In years past, artists have made Mondrian-style sculptures from the soles of unrecyclable shoes. Others have recovered spools of metal shower hoses and conduits, weaving them together into sculptures. One artist abandoned her original idea after spending hours on end at the MRF and instead made 3D-printed casts of the sorters’ hands.

The MRF is a treasure trove for artists, both with the material and inspiration it provides. In a world on the brink of climate disaster, having artists immersed in one aspect of sustainability and communicating their experience through their work is a necessary kind of outreach. “What an individual artist can do in this program is give exposure [to sustainability] through their art or just talking about it,” says Amanda Manitach, artist and Recology AIR program manager.
When 2019 resident Susan Robb wove a blanket to commemorate the unrecyclable syringes, or “sharps,” she exposed the sheer volume of used needles being thrown away in the recycling. Whenever workers encounter sharps on the line at the MRF, the facility enacts a safety protocol, and they must note the day and the number of sharps recovered. Robb used plastic bags in her weaving, where each color corresponded to how many sharps were found on a particular day. Some days, they find more than 1,000.

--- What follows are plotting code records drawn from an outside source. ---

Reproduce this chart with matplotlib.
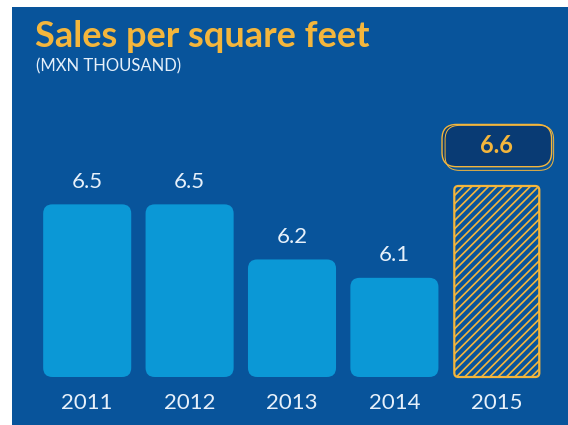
import numpy as np
import matplotlib
matplotlib.use("Agg")
import matplotlib.pyplot as plt
from matplotlib.patches import FancyBboxPatch, Rectangle

years = ["2011", "2012", "2013", "2014", "2015"]
sales = [6.5, 6.5, 6.2, 6.1, 6.6]
title = "Sales per square feet"
subtitle = "(MXN THOUSAND)"

BG = "#08549b"
BAR = "#0b98d6"
GOLD = "#f4b63c"
NAVY = "#093b74"
TXT = "#e6f0fa"

plt.rcParams["font.family"] = ["Lato", "DejaVu Sans"]
plt.rcParams["hatch.linewidth"] = 1.2

W, H = 568, 425
fig = plt.figure(figsize=(W / 100, H / 100), dpi=100)
fig.patch.set_facecolor("white")

# blue panel behind everything
fig.patches.append(Rectangle((12 / W, 0), 1 - 12 / W, (H - 7) / H,
                             transform=fig.transFigure, fc=BG, ec="none", zorder=-1))

fig.text(35 / W, (H - 47) / H, title, color=GOLD, fontsize=26, fontweight="bold",
         ha="left", va="baseline")
fig.text(36 / W, (H - 71) / H, subtitle, color=TXT, fontsize=12,
         ha="left", va="baseline")

# axes in pixel placement
left, right = 36, 548
bottom, top = 377, 107
ax = fig.add_axes([left / W, (H - bottom) / H, (right - left) / W, (bottom - top) / H])
ax.set_facecolor("none")
ymin, ymax = 5.56, 7.03
ax.set_xlim(-0.5, len(years) - 0.5)
ax.set_ylim(ymin, ymax)
ax.axis("off")

xunit = (right - left) / len(years)
yunit = (bottom - top) / (ymax - ymin)
aspect = xunit / yunit

for i, (yr, v) in enumerate(zip(years, sales)):
    last = i == len(years) - 1
    w = 0.83 if last else 0.86
    if last:
        p = FancyBboxPatch((i - w / 2, ymin), w, v - ymin,
                           boxstyle="round,pad=0,rounding_size=0.04",
                           mutation_aspect=aspect, fc=BG, ec=GOLD, lw=1.6,
                           hatch="////", clip_on=False, zorder=2)
        ax.add_patch(p)
        # label box above the highlighted bar, with a sketchy double outline
        bx, by = i, v + 0.22
        bw, bh = 1.07, 0.23
        box = FancyBboxPatch((bx - bw / 2, by - bh / 2), bw, bh,
                             boxstyle="round,pad=0,rounding_size=0.14",
                             mutation_aspect=aspect, fc=NAVY, ec=GOLD, lw=1.0,
                             clip_on=False, zorder=3)
        ax.add_patch(box)
        box2 = FancyBboxPatch((bx - bw / 2 + 0.03, by - bh / 2 - 0.02), bw - 0.01, bh + 0.015,
                              boxstyle="round,pad=0,rounding_size=0.14",
                              mutation_aspect=aspect, fc="none", ec=GOLD, lw=0.7,
                              clip_on=False, zorder=3)
        ax.add_patch(box2)
        ax.text(bx, by, f"{v:.1f}", color=GOLD, fontsize=17, fontweight="bold",
                ha="center", va="center", zorder=4)
    else:
        p = FancyBboxPatch((i - w / 2, ymin), w, v - ymin,
                           boxstyle="round,pad=0,rounding_size=0.09",
                           mutation_aspect=aspect, fc=BAR, ec="none",
                           clip_on=False, zorder=2)
        ax.add_patch(p)
        ax.annotate(f"{v:.1f}", (i, v), xytext=(0, 9), textcoords="offset points",
                    ha="center", va="bottom", color=TXT, fontsize=16)
    ax.text(i, ymin - 16 / yunit, yr, ha="center", va="top",
            color=TXT, fontsize=16)

fig.savefig("out.png", dpi=100, facecolor=fig.get_facecolor())
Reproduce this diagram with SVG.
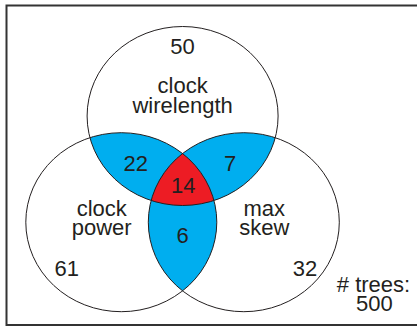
<svg xmlns="http://www.w3.org/2000/svg" width="417" height="331" viewBox="0 0 417 331">
<style>
.lbl{font-family:"Liberation Sans",Arial,sans-serif;font-size:22px;fill:#231f20;text-anchor:middle}
.outline{fill:none;stroke:#231f20;stroke-width:1}
.blue{fill:#00aeef}
.red{fill:#ed1c24}
</style>
<defs>
<clipPath id="cT"><ellipse cx="182.6" cy="116" rx="95.5" ry="89.5"/></clipPath>
<clipPath id="cL"><ellipse cx="121.3" cy="222.2" rx="95.5" ry="89.5"/></clipPath>
</defs>
<rect x="0" y="0" width="417" height="331" fill="#ffffff"/>
<rect x="6.5" y="5.5" width="420" height="319.5" fill="none" stroke="#333333" stroke-width="2"/>
<g id="overlaps">
<ellipse class="blue" cx="121.3" cy="222.2" rx="95.5" ry="89.5" clip-path="url(#cT)"/>
<ellipse class="blue" cx="243.8" cy="222.2" rx="95.5" ry="89.5" clip-path="url(#cT)"/>
<ellipse class="blue" cx="243.8" cy="222.2" rx="95.5" ry="89.5" clip-path="url(#cL)"/>
<g clip-path="url(#cT)"><ellipse class="red" cx="243.8" cy="222.2" rx="95.5" ry="89.5" clip-path="url(#cL)"/></g>
</g>
<g id="clock-wirelength">
<ellipse class="outline" cx="182.6" cy="116" rx="95.5" ry="89.5"/>
<text class="lbl" x="182.6" y="54">50</text>
<text class="lbl" x="182.6" y="93">clock</text>
<text class="lbl" x="182.6" y="112.5">wirelength</text>
</g>
<g id="clock-power">
<ellipse class="outline" cx="121.3" cy="222.2" rx="95.5" ry="89.5"/>
<text class="lbl" x="101.7" y="216">clock</text>
<text class="lbl" x="101.7" y="235">power</text>
<text class="lbl" x="66.7" y="276">61</text>
</g>
<g id="max-skew">
<ellipse class="outline" cx="243.8" cy="222.2" rx="95.5" ry="89.5"/>
<text class="lbl" x="264.3" y="216">max</text>
<text class="lbl" x="264.3" y="235">skew</text>
<text class="lbl" x="305" y="276">32</text>
</g>
<g id="counts">
<text class="lbl" x="135.7" y="171">22</text>
<text class="lbl" x="230" y="171">7</text>
<text class="lbl" x="183.3" y="192.5">14</text>
<text class="lbl" x="182.7" y="242.5">6</text>
</g>
<g id="total">
<text class="lbl" x="373.5" y="291.5"># trees:</text>
<text class="lbl" x="374.3" y="310.5">500</text>
</g>
</svg>
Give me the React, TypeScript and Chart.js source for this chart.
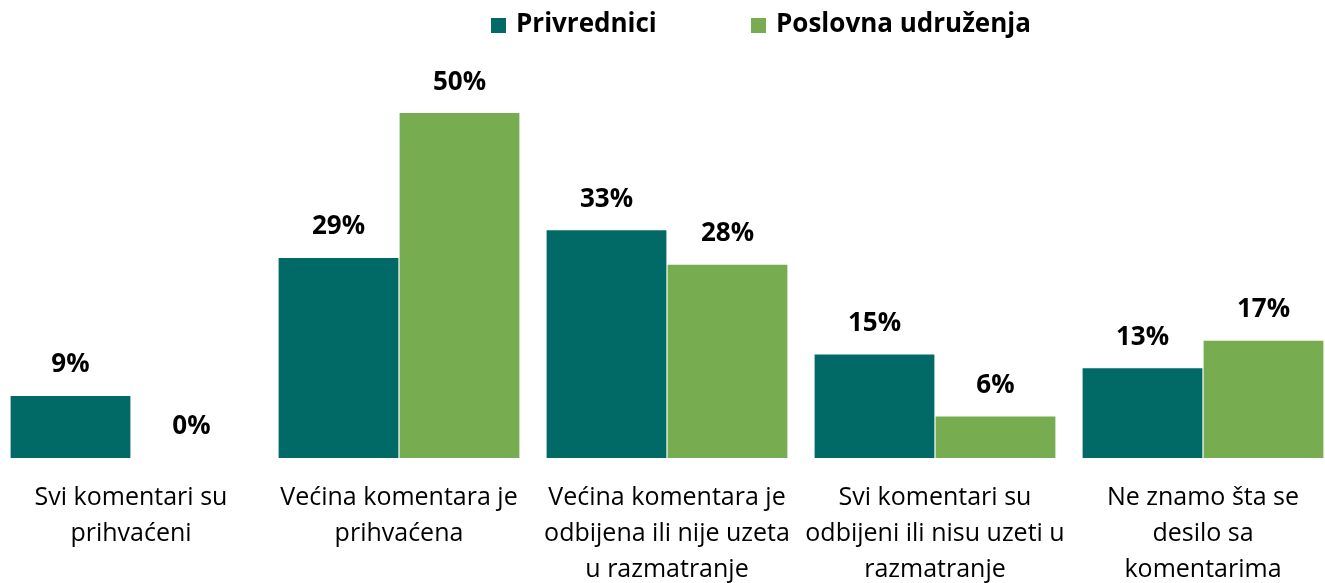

With 300 tons of recycling churning through every day, the MRF sees a lot of trash. And, while Seattle is one of the top three recycling cities in the nation, not everyone recycles well. People toss in questionable material all the time. Once someone puts their recyclables into that blue bin, it’s no longer their problem. But it does become the MRF’s problem.
Maria Phillips, a program manager for Recology’s AIR, and an alumni of the program, focused her work during her residency on the unrecyclable plastic linings of to-go cups. “They’re a multi-layer material of plastic and paper,” Phillips says. “We’re told that they can be recycled.” They can’t be.
For her artwork, Phillips pulled apart the plastic and the paper in these cups to make pure paper and pure plastic. “I was trying to expose some of the greenwashing that goes on,” she says. After her show, some people came up to her and told her they wouldn’t get to-go cups anymore. She considered that a small victory.
The residency is often transformative for the artists.
“It gets into your soul after being here for four months,” says Manitach, who was one of 2023’s resident artists. She made collages out of cardboard and other recycled paper products. She spent hours next to the conveyor belt, picking through letters, boxes, and other perplexing things people threw away. One time, she found a trove of legal documents from the 1960s. Another time, a sex doll came down the line. The workers quickly pulled it.
“Actually being here and being in the [MRF] shifted my whole understanding of material on this almost spiritual level,” Manitach says. There was so much of it. The trash felt Sisyphean. Manitach described it as an “emotional heaviness.”
Before Phillips’ residency, she worked with found objects, so the residency program, where she could sift through other people’s trash, seemed like a perfect fit. “It was one thing to find something on the ground that has a character or texture versus all of a sudden being submerged in it,” she said. Instead of finding one cap and using it, she was surrounded by thousands of those same caps.

Being at the MRF showed them how important it is to communicate about what is and isn’t recyclable. It also taught Manitach how much individual action matters. “I came away from this experience wanting to preach at everyone that your individual footprint does make a difference,” she said. Your K-cups, your sneakers, your bagfuls of shredded paper are being pulled by hand from the rivers of material because they cannot be recycled. “Every single object is being held,” Manitach says. “We can all do better.”
This year, Recology selected artists Colleen Louise Barry and Julia Monté for the program that will kick off in May. Both are excited about the journey awaiting them at the MRF. They’ll display their works in September.
Monté regularly uses found materials in her sculptural work that emulates highway overpasses and rollercoasters. In her current iterations of these both whimsical and brutalist structures, Monté coats them in layers of mortar. For her residency with Recology, she wants to go back to letting the found, raw material shine. “I want to consider how I can make what I’m making now about transit and communal experiences and the precarity of those structures by letting the material be what it is,” Monté says.

Barry, an artist, writer, and teacher with a strong background in sculpture, was wowed by the MRF. “The MRF feels like a character, and she’s got big, hairy grandmother energy,” Barry says. “And it’s really intense because you walk in and all the detritus from all these people’s lives— baby formula, freaking memory boxes still full of pictures, people’s plastic from Trader Joe’s—all these things that we’re living with have all come to this one spot to meet their end.”
Inspired by her recent pregnancy, Barry wants to focus on feminine energy and cycles in her work for the residency. “I came into this with the idea of wanting to talk about circular economies and wanting to talk about cycles being inherently feminine energy, and wanting to make work about that kind of movement,” she said.
She envisions making giant, feminine sculptures from whatever she can scavenge. “I want them to feel big and imposing like the MRF and have a lot of movement and be sort of feminine divine,” she said. “I want them to feel a little scary.”
Of course, everything can change once they’re there and in the mix. Whatever they do, it’ll be important for Recology’s mission and may make a difference in how people consume and how they discard.
“Artists are the seeds,” Phillips says. “We’re the messengers.”